Grande Prairie entrepreneur's crime-fighting app lauded by RCMP

An entrepreneur in Grande Prairie, Alta., has launched a mobile phone app to help fight crime. Local RCMP say the initiative has already assisted in several investigations.

Local RCMP say phone app has assisted in several investigations

The Lightcatch app allows users to alert nearby members to crimes via text, photos and video. (Darren Boyer)

As rural communities on the Prairies grapple with high crime rates, an entrepreneur in Grande Prairie, Alta., has launched a new mobile phone app he thinks will help.

Local RCMP say the initiative has already assisted in several investigations while being tested on Facebook.

The free Lightcatch app allows users to alert nearby members to a crime via text, photos and video. Witnesses can provide updates that show up on a map in real time and alert other users in the area.

"Anything that happens inside of that area, they get an alert on, and it shows them right on a map," said Darren Boyer, owner of IT support company PCIT. "This is where you are and this is where the incident occurred and this is what to look for. Together you can build a trail of evidence."

Darren Boyer says 42 vehicles were recovered during the test phase of Lightcatch. (Darren Boyer)

Boyer launched Lightcatch last week.
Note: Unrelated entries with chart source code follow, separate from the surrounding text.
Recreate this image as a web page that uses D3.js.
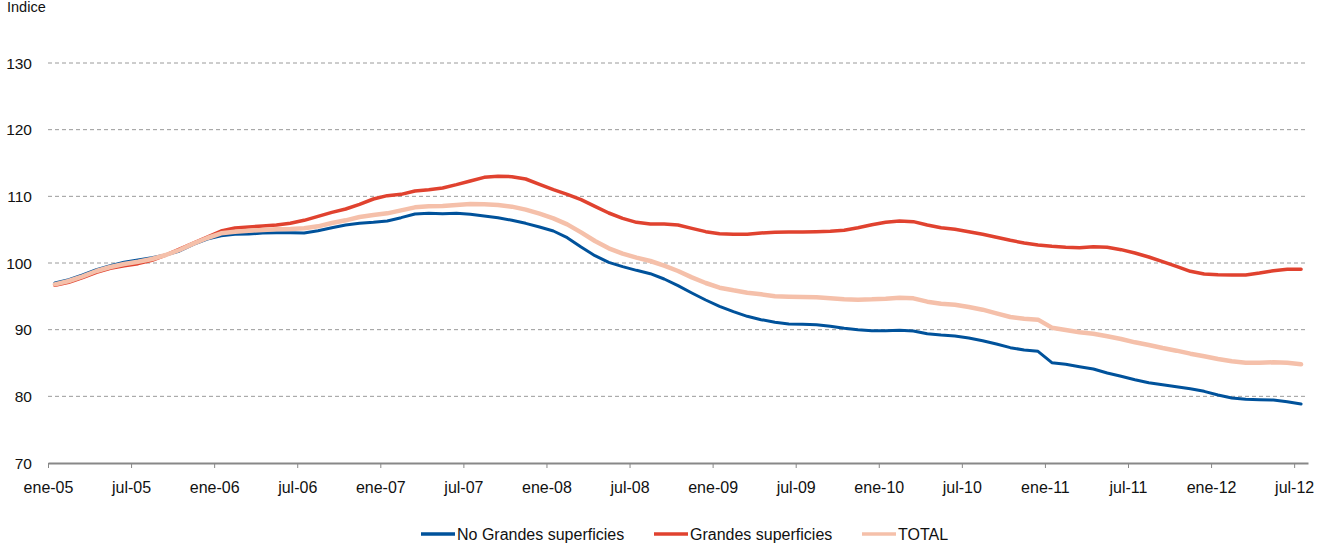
<!DOCTYPE html>
<html>
<head>
<meta charset="utf-8">
<script src="https://cdn.jsdelivr.net/npm/d3@7/dist/d3.min.js"></script>
<style>
html,body{margin:0;padding:0;background:#fff;}
svg{display:block;font-family:"Liberation Sans",Arial,sans-serif;}
</style>
</head>
<body>
<svg id="chart" width="1335" height="549"></svg>
<script>
const tickLabels = ["ene-05","jul-05","ene-06","jul-06","ene-07","jul-07","ene-08","jul-08","ene-09","jul-09","ene-10","jul-10","ene-11","jul-11","ene-12","jul-12"];
const yTicks = [70,80,90,100,110,120,130];
const seriesNames = ["No Grandes superficies","Grandes superficies","TOTAL"];
const seriesColors = ["#00529b","#e0422f","#f5c0aa"];

const noGrandes = [97.0,97.5,98.2,99.0,99.6,100.1,100.45,100.8,101.2,101.8,102.8,103.6,
104.1,104.3,104.35,104.5,104.55,104.55,104.5,104.85,105.3,105.7,105.95,106.1,
106.3,106.8,107.35,107.45,107.4,107.45,107.3,107.05,106.8,106.4,105.95,105.4,
104.8,103.8,102.4,101.1,100.1,99.45,98.9,98.4,97.6,96.6,95.5,94.45,
93.5,92.7,92.0,91.5,91.1,90.85,90.8,90.75,90.5,90.2,90.0,89.85,
89.85,89.9,89.8,89.4,89.2,89.05,88.75,88.35,87.85,87.3,86.95,86.75,
85.05,84.8,84.45,84.1,83.5,83.0,82.5,82.05,81.75,81.45,81.15,80.75,
80.2,79.75,79.55,79.5,79.45,79.2,78.85];

const grandes = [96.65,97.1,97.8,98.6,99.2,99.6,99.9,100.4,101.2,102.1,103.0,103.9,
104.8,105.25,105.4,105.55,105.7,105.95,106.4,107.0,107.6,108.1,108.8,109.6,
110.1,110.3,110.8,111.0,111.25,111.75,112.3,112.85,113.0,112.95,112.6,111.8,
111.0,110.3,109.5,108.5,107.5,106.7,106.1,105.85,105.85,105.7,105.2,104.7,
104.4,104.3,104.3,104.5,104.6,104.65,104.65,104.7,104.75,104.9,105.3,105.75,
106.1,106.3,106.2,105.7,105.3,105.05,104.7,104.3,103.85,103.4,103.0,102.7,
102.5,102.35,102.3,102.45,102.35,102.0,101.5,100.9,100.2,99.5,98.75,98.35,
98.25,98.2,98.2,98.5,98.85,99.05,99.05];

const total = [96.8,97.3,98.0,98.8,99.4,99.85,100.2,100.6,101.2,101.95,102.9,103.75,
104.45,104.7,104.85,104.95,105.05,105.1,105.2,105.5,106.0,106.4,106.9,107.2,
107.45,107.9,108.35,108.5,108.55,108.7,108.85,108.8,108.7,108.45,108.0,107.4,
106.7,105.8,104.6,103.3,102.2,101.4,100.8,100.3,99.6,98.8,97.85,97.0,
96.3,95.9,95.55,95.3,95.0,94.95,94.9,94.85,94.7,94.55,94.5,94.55,
94.65,94.8,94.7,94.2,93.9,93.75,93.4,93.0,92.45,91.9,91.65,91.5,
90.3,89.95,89.6,89.4,89.0,88.6,88.1,87.7,87.25,86.85,86.4,86.0,
85.6,85.25,85.05,85.05,85.1,85.05,84.8];

const series = [noGrandes, grandes, total];
const widths = [3, 3.5, 4.5];
const nMonths = noGrandes.length;

const svg = d3.select("#chart");
const plotLeft = 48, plotRight = 1308, plotTop = 63, plotBottom = 463;
const x = d3.scaleLinear().domain([0, nMonths]).range([plotLeft, plotRight]);
const y = d3.scaleLinear().domain([70, 130]).range([plotBottom, plotTop]);

// gridlines
svg.append("g").selectAll("line").data(yTicks.filter(d => d > 70)).join("line")
  .attr("x1", plotLeft).attr("x2", plotRight)
  .attr("y1", d => y(d)).attr("y2", d => y(d))
  .attr("stroke", "#9a9a9a").attr("stroke-width", 1)
  .attr("stroke-dasharray", "4,3");

// y labels
svg.append("g").selectAll("text").data(yTicks).join("text")
  .attr("x", 32).attr("y", d => y(d)).attr("dy", "0.36em")
  .attr("text-anchor", "end").attr("font-size", 15.5).attr("fill", "#111")
  .text(d => d);

// x axis
const xAxis = d3.axisBottom(x)
  .tickValues(tickLabels.map((d, i) => i * 6))
  .tickFormat((d, i) => tickLabels[i])
  .tickSize(5).tickSizeOuter(0).tickPadding(14);
const gx = svg.append("g").attr("transform", `translate(0,${plotBottom})`).call(xAxis);
gx.select(".domain").attr("stroke", "#888").attr("stroke-width", 2);
gx.selectAll(".tick line").attr("stroke", "#888").attr("stroke-width", 1);
gx.selectAll(".tick text").attr("font-size", 16).attr("fill", "#111")
  .attr("font-family", "Liberation Sans, Arial, sans-serif");

// lines
const line = d3.line().x((d, i) => x(i + 0.5)).y(d => y(d));
series.forEach((s, k) => {
  svg.append("path").datum(s)
    .attr("fill", "none").attr("stroke", seriesColors[k])
    .attr("stroke-width", widths[k]).attr("stroke-linejoin", "round")
    .attr("stroke-linecap", "round")
    .attr("d", line);
});

// y title
svg.append("text").attr("x", 7).attr("y", 12).attr("font-size", 14.5)
  .attr("fill", "#111").text("Indice");

// legend
const legendX = [421, 654, 862];
const lg = svg.append("g");
seriesNames.forEach((n, k) => {
  lg.append("line").attr("x1", legendX[k]).attr("x2", legendX[k] + 34)
    .attr("y1", 534).attr("y2", 534)
    .attr("stroke", seriesColors[k]).attr("stroke-width", 3.5);
  lg.append("text").attr("x", legendX[k] + 36).attr("y", 540)
    .attr("font-size", 16).attr("fill", "#111").text(n);
});
</script>
</body>
</html>
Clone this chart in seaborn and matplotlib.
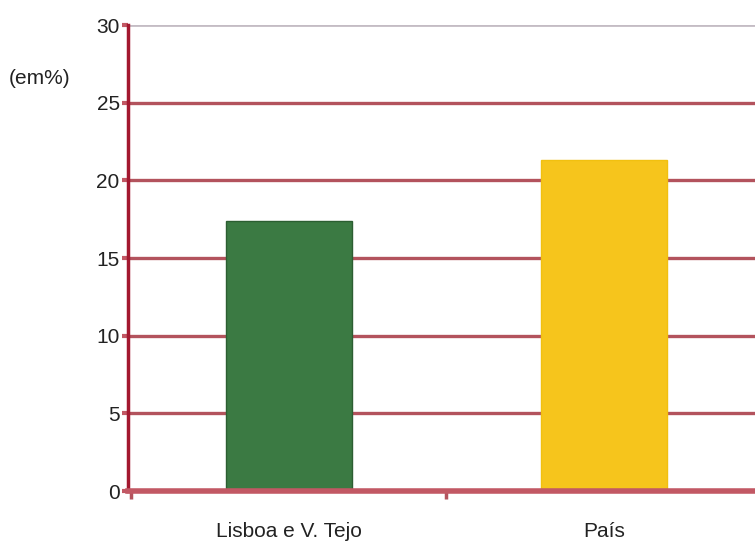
import matplotlib
matplotlib.use("Agg")
import matplotlib.pyplot as plt
import seaborn as sns
import pandas as pd

categories = ["Lisboa e V. Tejo", "País"]
values = [17.4, 21.3]
bar_colors = ["#3b7a43", "#f6c51c"]
yticks = [0, 5, 10, 15, 20, 25, 30]

df = pd.DataFrame({"regiao": categories, "valor": values})

sns.set_style("white")
plt.rcParams["font.family"] = ["Liberation Sans Narrow", "Liberation Sans", "DejaVu Sans"]

fig = plt.figure(figsize=(7.55, 5.44), dpi=100)
ax = fig.add_axes([0.1695, 0.0974, 0.8305, 0.8566])

sns.barplot(data=df, x="regiao", y="valor", hue="regiao", palette=bar_colors,
            width=0.4, legend=False, ax=ax, saturation=1)
for p, c in zip(ax.patches, ["#2c5e32", "#f1c010"]):
    p.set_edgecolor(c)
    p.set_linewidth(1)

ax.set_xlim(-0.51, 1.48)
ax.set_ylim(0, 30)
ax.set_yticks(yticks)
ax.set_yticklabels([str(t) for t in yticks], fontsize=15, color="#222222")
ax.set_xlabel("")
ax.set_ylabel("")

# grid
ax.set_axisbelow(True)
ax.yaxis.grid(True, color="#b3535d", linewidth=2.4)
ax.xaxis.grid(False)
gl = ax.get_ygridlines()
gl[-1].set_color("#c4bcc4")
gl[-1].set_linewidth(2)

# spines
for s in ["top", "right"]:
    ax.spines[s].set_visible(False)
ax.spines["left"].set_color("#a3182f")
ax.spines["left"].set_linewidth(2.5)
ax.spines["bottom"].set_color("#c25864")
ax.spines["bottom"].set_linewidth(4)

ax.tick_params(axis="y", left=True, length=4, width=3, color="#c25864", pad=2)
ax.tick_params(axis="x", bottom=True, length=0, pad=22, labelsize=15, labelcolor="#222222")
ax.set_xticks([-0.5, 0.5], minor=True)
ax.tick_params(axis="x", which="minor", bottom=True, length=6, width=2.5,
               color="#b3535d", direction="out")

fig.text(0.012, 0.855, "(em%)", fontsize=15, color="#222222", ha="left", va="center")

fig.savefig("out.png", dpi=100)
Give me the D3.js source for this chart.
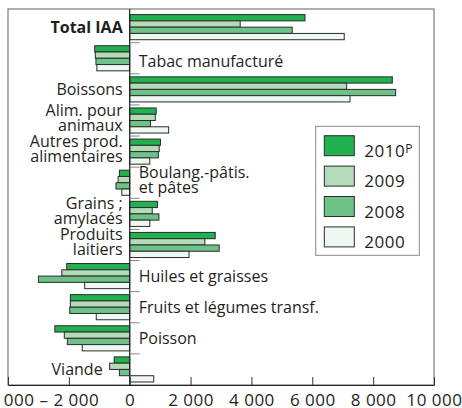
<!DOCTYPE html>
<html>
<head>
<meta charset="utf-8">
<script src="https://cdn.jsdelivr.net/npm/d3@7"></script>
<style>
  html, body { margin: 0; padding: 0; background: #fff; }
  svg { display: block; font-family: "Open Sans", sans-serif; }
</style>
</head>
<body>
<div id="chart"></div>
<script>
// Categories top to bottom, label lines and which side of zero the label sits
const categories = ["Total IAA", "Tabac manufacturé", "Boissons", "Alim. pour animaux",
  "Autres prod. alimentaires", "Boulang.-pâtis. et pâtes", "Grains ; amylacés",
  "Produits laitiers", "Huiles et graisses", "Fruits et légumes transf.", "Poisson", "Viande"]
const labelLines = [["Total IAA"], ["Tabac manufacturé"], ["Boissons"], ["Alim. pour", "animaux"],
  ["Autres prod.", "alimentaires"], ["Boulang.-pâtis.", "et pâtes"], ["Grains ;", "amylacés"],
  ["Produits", "laitiers"], ["Huiles et graisses"], ["Fruits et légumes transf."], ["Poisson"], ["Viande"]]
const labelSide = ["left", "right", "left", "left", "left", "right", "left", "left", "right", "right", "right", "left"]

const years = ["2010P", "2009", "2008", "2000"]
const values2010 = [5760, -1150, 8630, 870, 1010, -340, 910, 2810, -2070, -1950, -2460, -510]
const values2009 = [3630, -1130, 7130, 840, 970, -380, 740, 2470, -2230, -1950, -2150, -660]
const values2008 = [5340, -1110, 8740, 680, 940, -450, 960, 2940, -3000, -1970, -2050, -340]
const values2000 = [7050, -1080, 7240, 1280, 660, -260, 660, 1950, -1480, -1100, -1560, 790]

const xTicks = [-4000, -2000, 0, 2000, 4000, 6000, 8000, 10000]
const colors = ["#22b14f", "#b3dcb9", "#6fc287", "#eef7f1"]

const W = 462, H = 408
const plot = { left: 8, right: 434, top: 9, bottom: 385 }

const series = [values2010, values2009, values2008, values2000]
const data = categories.map((c, i) => ({
  cat: c,
  lines: labelLines[i],
  side: labelSide[i],
  vals: years.map((y, j) => ({ year: y, value: series[j][i] }))
}))

const svg = d3.select("#chart").append("svg")
  .attr("width", W)
  .attr("height", H)

const x = d3.scaleLinear()
  .domain([-4000, 10000])
  .range([plot.left, plot.right])

const y = d3.scaleBand()
  .domain(categories)
  .range([11.6, plot.bottom])

const yInner = d3.scaleBand()
  .domain(years)
  .range([3, y.bandwidth() - 3])

const color = d3.scaleOrdinal().domain(years).range(colors)

// Frame
svg.append("rect")
  .attr("x", plot.left)
  .attr("y", plot.top)
  .attr("width", plot.right - plot.left)
  .attr("height", plot.bottom - plot.top)
  .attr("fill", "none")
  .attr("stroke", "#7a7a7a")
  .attr("stroke-width", 1.2)

// Bars
const groups = svg.append("g")
  .selectAll("g")
  .data(data)
  .join("g")
  .attr("transform", d => `translate(0,${y(d.cat)})`)

groups.selectAll("rect")
  .data(d => d.vals)
  .join("rect")
  .attr("x", d => x(Math.min(0, d.value)))
  .attr("y", d => yInner(d.year))
  .attr("width", d => Math.abs(x(d.value) - x(0)))
  .attr("height", yInner.bandwidth())
  .attr("fill", d => color(d.year))
  .attr("stroke", "#2b2b2b")
  .attr("stroke-width", 1)

// Small separators between groups, right of zero
svg.append("g")
  .selectAll("line")
  .data(categories.slice(1))
  .join("line")
  .attr("x1", x(0))
  .attr("x2", x(0) + 10)
  .attr("y1", d => y(d))
  .attr("y2", d => y(d))
  .attr("stroke", "#888")
  .attr("stroke-width", 1)

// Zero line
svg.append("line")
  .attr("x1", x(0)).attr("x2", x(0))
  .attr("y1", plot.top).attr("y2", plot.bottom)
  .attr("stroke", "#222")
  .attr("stroke-width", 1.2)

// Category labels
const labels = svg.append("g")
  .selectAll("text")
  .data(data)
  .join("text")
  .attr("font-size", 16)
  .attr("fill", "#231f20")
  .attr("font-weight", d => d.cat === "Total IAA" ? "bold" : "normal")
  .attr("text-anchor", d => d.side === "left" ? "end" : "start")
  .attr("x", d => d.side === "left"
    ? x(Math.min(0, d3.min(d.vals, v => v.value))) - 7
    : x(Math.max(0, d3.max(d.vals, v => v.value))) + 9)
  .attr("y", d => y(d.cat) + y.bandwidth() / 2)

labels.selectAll("tspan")
  .data(d => d.lines.map((t, i) => ({ t, i, n: d.lines.length, cat: d.cat })))
  .join("tspan")
  .attr("x", function() { return this.parentNode.getAttribute("x") })
  // the tobacco label sits a little lower in the original
  .attr("dy", d => d.n === 1 ? (d.cat === "Tabac manufacturé" ? 8.5 : 5.5) : (d.i === 0 ? -4.5 : 15))
  .text(d => d.t)

// X axis
const fmt = d3.formatLocale({ decimal: ",", thousands: "\u00a0", grouping: [3], currency: ["", ""] }).format(",")
const xAxis = svg.append("g")
  .attr("transform", `translate(0,${plot.bottom})`)
  .call(d3.axisBottom(x)
    .tickValues(xTicks)
    .tickSizeInner(-8)
    .tickSizeOuter(0)
    .tickFormat(d => (d < 0 ? "– " : "") + fmt(Math.abs(d))))

xAxis.select(".domain")
  .attr("stroke", "#222")
  .attr("stroke-width", 1.2)
xAxis.selectAll(".tick line").attr("stroke", "#333")
xAxis.selectAll(".tick text")
  .attr("y", 21)
  .attr("dy", 0)
  .attr("font-size", 17)
  .attr("letter-spacing", 0.5)
  .attr("font-family", "Open Sans, sans-serif")
  .attr("fill", "#231f20")

// first label is cut by the left edge, only its last digits show
xAxis.selectAll(".tick text")
  .filter(d => d === xTicks[0])
  .attr("text-anchor", "end")
  .attr("x", 26)

// Legend
const legend = svg.append("g")
legend.append("rect")
  .attr("x", 315.7)
  .attr("y", 126.3)
  .attr("width", 103.6)
  .attr("height", 129)
  .attr("fill", "#fff")
  .attr("stroke", "#888")
  .attr("stroke-width", 1)

const items = legend.selectAll("g.item")
  .data(years)
  .join("g")
  .attr("class", "item")
  .attr("transform", (d, i) => `translate(324.3,${135.7 + i * 30.4})`)

items.append("rect")
  .attr("width", 30)
  .attr("height", 20)
  .attr("fill", d => color(d))
  .attr("stroke", "#2b2b2b")
  .attr("stroke-width", 1)

const legendText = items.append("text")
  .attr("x", 40)
  .attr("y", 21)
  .attr("font-size", 17)
  .attr("letter-spacing", 0.5)
  .attr("fill", "#231f20")

legendText.append("tspan").text(d => d.replace("P", ""))
legendText.filter(d => d.endsWith("P"))
  .append("tspan")
  .attr("font-size", 12)
  .attr("dy", -4)
  .text("P")
</script>
</body>
</html>
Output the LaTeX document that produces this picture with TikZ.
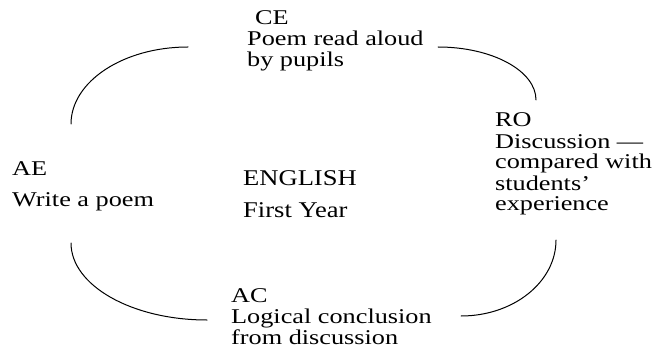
\documentclass[tikz,border=0pt]{standalone}
\usepackage{fontspec}
\setmainfont{Liberation Serif}[FakeStretch=1.25]
\newfontfamily\headfont{Liberation Serif}[FakeStretch=1.18]
\begin{document}
\begin{tikzpicture}[x=1pt,y=-1pt,
  txt/.style={anchor=base west,inner sep=0pt,align=left,font=\fontsize{21}{21}\selectfont},
  wide/.style={txt,font=\fontsize{21}{30}\selectfont},
  big/.style={anchor=base west,inner sep=0pt,align=left,font=\headfont\fontsize{22.5}{32}\selectfont},
  arc/.style={line width=1pt,line cap=round}]
\useasboundingbox (0,0) rectangle (658,358);
% base anchor = baseline of the last line
\node[txt] (ce) at (247,67) {\hspace*{8pt}CE\\Poem read aloud\\by pupils};
\node[txt] (ro) at (495,211) {RO\\Discussion ---\\compared with\\students'\\experience};
\node[wide] (ae) at (12,206) {AE\\Write a poem};
\node[big] (eng) at (243,217) {ENGLISH\\First Year};
\node[txt] (ac) at (231,344) {AC\\Logical conclusion\\from discussion};
\coordinate (tl1) at (71,124);
\coordinate (tl2) at (188,47);
\coordinate (tr1) at (438,47);
\coordinate (tr2) at (536,100);
\coordinate (br1) at (556,240);
\coordinate (br2) at (461,316);
\coordinate (bl1) at (71,243);
\coordinate (bl2) at (207,320);
\draw[arc] (tl1) .. controls (71,81.5) and (123.4,47) .. (tl2);
\draw[arc] (tr1) .. controls (492.1,47) and (536,70.7) .. (tr2);
\draw[arc] (br1) .. controls (556,282) and (513.5,316) .. (br2);
\draw[arc] (bl1) .. controls (71,285.5) and (131.9,320) .. (bl2);
\end{tikzpicture}
\end{document}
But during an 18-month trial period on a 9,000-member Facebook page called Theft Net, 42 stolen vehicles were recovered along with more than $1 million in stolen goods, he said.

One recovered vehicle belonged to Jonathan Wimbush. On a work site near downtown Grande Prairie last September, he watched a thief drive off in his silver GMC pickup truck.

Details posted by Wimbush on Theft Net were swiftly shared multiple times as updates came in from members who spotted his truck around town. Within hours, the truck was back in his possession after the thief ditched it.

"It was awesome how many people shared the post of the stolen truck, so that more people on Facebook and more people in the community have their eyes out looking for the vehicle," said Wimbush.

The initiative earned the praise of local RCMP at a meeting hosted by Grande Prairie Crime Prevention a few months ago.

"There was no opposition by the local detachment, and in fact they were applauded for their community-mindedness," Insp. John Respet wrote to CBC.  "Their Facebook page has helped in several investigations." 

The launch of Lightcatch comes as other rural Alberta communities look for answers to deal with rampant property crime.

Business owners in the northeastern hamlet of Conklin recently spoke out in frustration and issued a plea for stronger RCMP presence.

Wanda Dolen, who used the service to locate a stolen vintage car that belonged to her late son, said Lightcatch could help lighten the load on overburdened RCMP officers.

As she stood in the RCMP detachment last August to report the theft of the 1968 Cutlass 442, she posted on Theft Net.

"Within not even five minutes I had messages from five different people, where the car was," said Dolen. "So I threw my phone at my cop, literally, and I said 'There's your answers. Go get my car.' "

She estimated that half of her little Clairmont community outside Grande Prairie has signed up for the service, which also helped her husband recover a trailer and skidoo two months later.

"Within an hour we had somebody that was out in the oilfield that found the trailer and the skidoo," Dolen said. "I recommend it to anyone."
Wanda Dolen says her stolen 1968 Cutlass 442 was located within minutes. (Wanda Dolen)

Boyer saw the need for Lightcatch after repeatedly hearing about property theft problems his customers were dealing with.

He said he consulted with RCMP and a former police officer to ensure Lightcatch had built-in safeguards to prevent false accusations and satisfy privacy laws. For instance, faces are initially blurred until there was evidence of a crime, he said. Anyone who repeatedly contributes false information will be blocked.

"In our eighteen months we've never seen a public example of somebody taking it into their own hands after it's posted," he said.

Boyer said there are ways to profit from Lightcatch, such as helping users optimize their crime footage. But 97 per cent of the service will be free.

"When you have a community that works together and they do it respectfully and they turn it over to law enforcement, you have a community that's aligned with the law," said Boyer. "We are a small company and we have this hope that we can change things. We've seen it locally."